═════ DATA FOR THE TASK

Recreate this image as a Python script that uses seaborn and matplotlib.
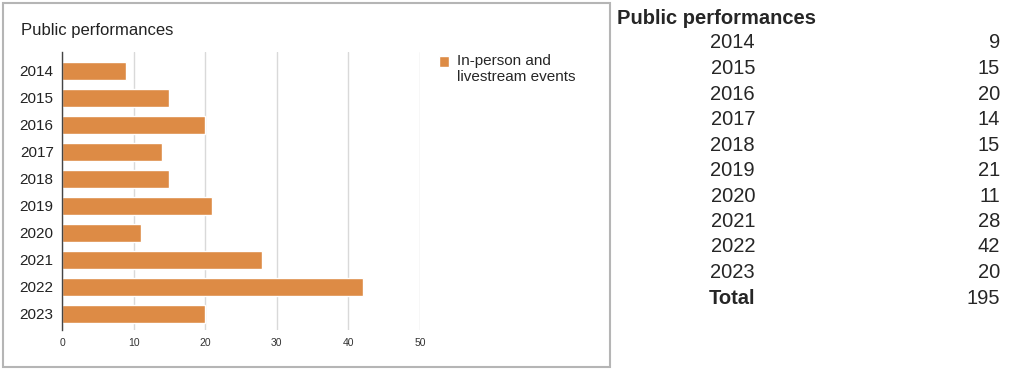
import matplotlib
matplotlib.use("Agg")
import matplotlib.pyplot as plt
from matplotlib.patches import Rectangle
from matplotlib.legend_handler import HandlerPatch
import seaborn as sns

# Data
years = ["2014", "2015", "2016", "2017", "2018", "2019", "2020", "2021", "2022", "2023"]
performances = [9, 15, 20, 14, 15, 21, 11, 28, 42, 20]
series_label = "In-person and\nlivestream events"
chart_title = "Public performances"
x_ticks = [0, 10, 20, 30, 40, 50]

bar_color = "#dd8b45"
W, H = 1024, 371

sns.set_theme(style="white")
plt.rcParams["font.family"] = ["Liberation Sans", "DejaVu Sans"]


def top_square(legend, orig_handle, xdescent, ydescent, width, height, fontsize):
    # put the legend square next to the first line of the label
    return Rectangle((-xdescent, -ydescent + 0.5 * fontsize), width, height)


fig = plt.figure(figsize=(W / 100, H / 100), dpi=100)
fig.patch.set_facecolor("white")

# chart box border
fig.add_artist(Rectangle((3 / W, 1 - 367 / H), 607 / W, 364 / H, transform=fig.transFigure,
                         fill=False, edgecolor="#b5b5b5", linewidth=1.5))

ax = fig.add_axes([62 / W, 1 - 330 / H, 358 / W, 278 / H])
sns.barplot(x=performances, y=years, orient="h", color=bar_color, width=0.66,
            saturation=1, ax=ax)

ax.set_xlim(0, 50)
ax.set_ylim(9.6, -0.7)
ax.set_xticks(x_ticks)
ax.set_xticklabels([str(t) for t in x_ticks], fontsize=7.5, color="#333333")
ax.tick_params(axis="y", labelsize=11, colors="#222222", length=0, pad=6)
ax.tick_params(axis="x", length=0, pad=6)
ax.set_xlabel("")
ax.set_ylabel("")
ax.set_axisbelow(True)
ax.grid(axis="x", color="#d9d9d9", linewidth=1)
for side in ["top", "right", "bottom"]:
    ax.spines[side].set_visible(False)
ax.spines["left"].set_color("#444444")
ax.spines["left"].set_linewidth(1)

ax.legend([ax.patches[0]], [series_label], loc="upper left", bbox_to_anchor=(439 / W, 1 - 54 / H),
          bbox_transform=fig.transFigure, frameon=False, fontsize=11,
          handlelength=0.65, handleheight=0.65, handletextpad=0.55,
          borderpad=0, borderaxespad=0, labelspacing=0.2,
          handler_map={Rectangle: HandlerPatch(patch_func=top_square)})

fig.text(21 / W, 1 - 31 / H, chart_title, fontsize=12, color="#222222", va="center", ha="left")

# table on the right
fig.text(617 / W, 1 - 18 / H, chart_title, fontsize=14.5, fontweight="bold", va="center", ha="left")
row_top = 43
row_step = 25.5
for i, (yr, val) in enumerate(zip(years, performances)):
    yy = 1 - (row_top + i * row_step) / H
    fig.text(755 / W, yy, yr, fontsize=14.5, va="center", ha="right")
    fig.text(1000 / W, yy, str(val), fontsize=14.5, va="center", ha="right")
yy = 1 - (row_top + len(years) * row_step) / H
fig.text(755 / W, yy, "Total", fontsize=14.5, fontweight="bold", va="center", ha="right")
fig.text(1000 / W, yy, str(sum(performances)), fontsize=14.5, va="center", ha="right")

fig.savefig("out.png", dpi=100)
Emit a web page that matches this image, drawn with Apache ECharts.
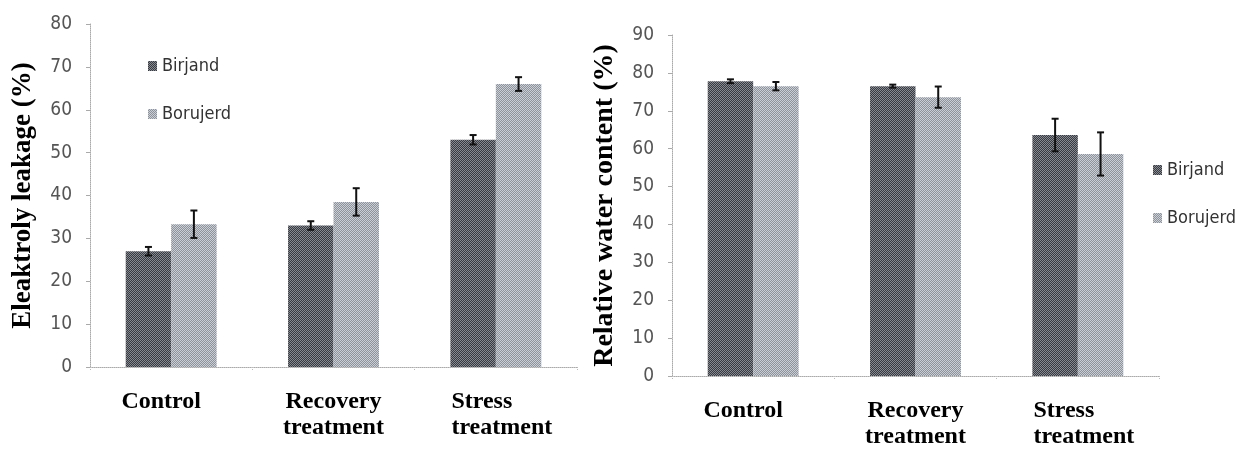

══════════

→ REQUIRED WORK
Transcribe every entry above exactly. Omit all pictures.

→ ANSWER TO THE PROBLEM
Recreate this image as a Python script that uses seaborn and matplotlib.
import matplotlib
matplotlib.use("Agg")
import matplotlib.pyplot as plt
from matplotlib.patches import Rectangle
from matplotlib.legend_handler import HandlerPatch
import seaborn as sns

# Data
years = ["2014", "2015", "2016", "2017", "2018", "2019", "2020", "2021", "2022", "2023"]
performances = [9, 15, 20, 14, 15, 21, 11, 28, 42, 20]
series_label = "In-person and\nlivestream events"
chart_title = "Public performances"
x_ticks = [0, 10, 20, 30, 40, 50]

bar_color = "#dd8b45"
W, H = 1024, 371

sns.set_theme(style="white")
plt.rcParams["font.family"] = ["Liberation Sans", "DejaVu Sans"]


def top_square(legend, orig_handle, xdescent, ydescent, width, height, fontsize):
    # put the legend square next to the first line of the label
    return Rectangle((-xdescent, -ydescent + 0.5 * fontsize), width, height)


fig = plt.figure(figsize=(W / 100, H / 100), dpi=100)
fig.patch.set_facecolor("white")

# chart box border
fig.add_artist(Rectangle((3 / W, 1 - 367 / H), 607 / W, 364 / H, transform=fig.transFigure,
                         fill=False, edgecolor="#b5b5b5", linewidth=1.5))

ax = fig.add_axes([62 / W, 1 - 330 / H, 358 / W, 278 / H])
sns.barplot(x=performances, y=years, orient="h", color=bar_color, width=0.66,
            saturation=1, ax=ax)

ax.set_xlim(0, 50)
ax.set_ylim(9.6, -0.7)
ax.set_xticks(x_ticks)
ax.set_xticklabels([str(t) for t in x_ticks], fontsize=7.5, color="#333333")
ax.tick_params(axis="y", labelsize=11, colors="#222222", length=0, pad=6)
ax.tick_params(axis="x", length=0, pad=6)
ax.set_xlabel("")
ax.set_ylabel("")
ax.set_axisbelow(True)
ax.grid(axis="x", color="#d9d9d9", linewidth=1)
for side in ["top", "right", "bottom"]:
    ax.spines[side].set_visible(False)
ax.spines["left"].set_color("#444444")
ax.spines["left"].set_linewidth(1)

ax.legend([ax.patches[0]], [series_label], loc="upper left", bbox_to_anchor=(439 / W, 1 - 54 / H),
          bbox_transform=fig.transFigure, frameon=False, fontsize=11,
          handlelength=0.65, handleheight=0.65, handletextpad=0.55,
          borderpad=0, borderaxespad=0, labelspacing=0.2,
          handler_map={Rectangle: HandlerPatch(patch_func=top_square)})

fig.text(21 / W, 1 - 31 / H, chart_title, fontsize=12, color="#222222", va="center", ha="left")

# table on the right
fig.text(617 / W, 1 - 18 / H, chart_title, fontsize=14.5, fontweight="bold", va="center", ha="left")
row_top = 43
row_step = 25.5
for i, (yr, val) in enumerate(zip(years, performances)):
    yy = 1 - (row_top + i * row_step) / H
    fig.text(755 / W, yy, yr, fontsize=14.5, va="center", ha="right")
    fig.text(1000 / W, yy, str(val), fontsize=14.5, va="center", ha="right")
yy = 1 - (row_top + len(years) * row_step) / H
fig.text(755 / W, yy, "Total", fontsize=14.5, fontweight="bold", va="center", ha="right")
fig.text(1000 / W, yy, str(sum(performances)), fontsize=14.5, va="center", ha="right")

fig.savefig("out.png", dpi=100)
Emit a web page that matches this image, drawn with Apache ECharts.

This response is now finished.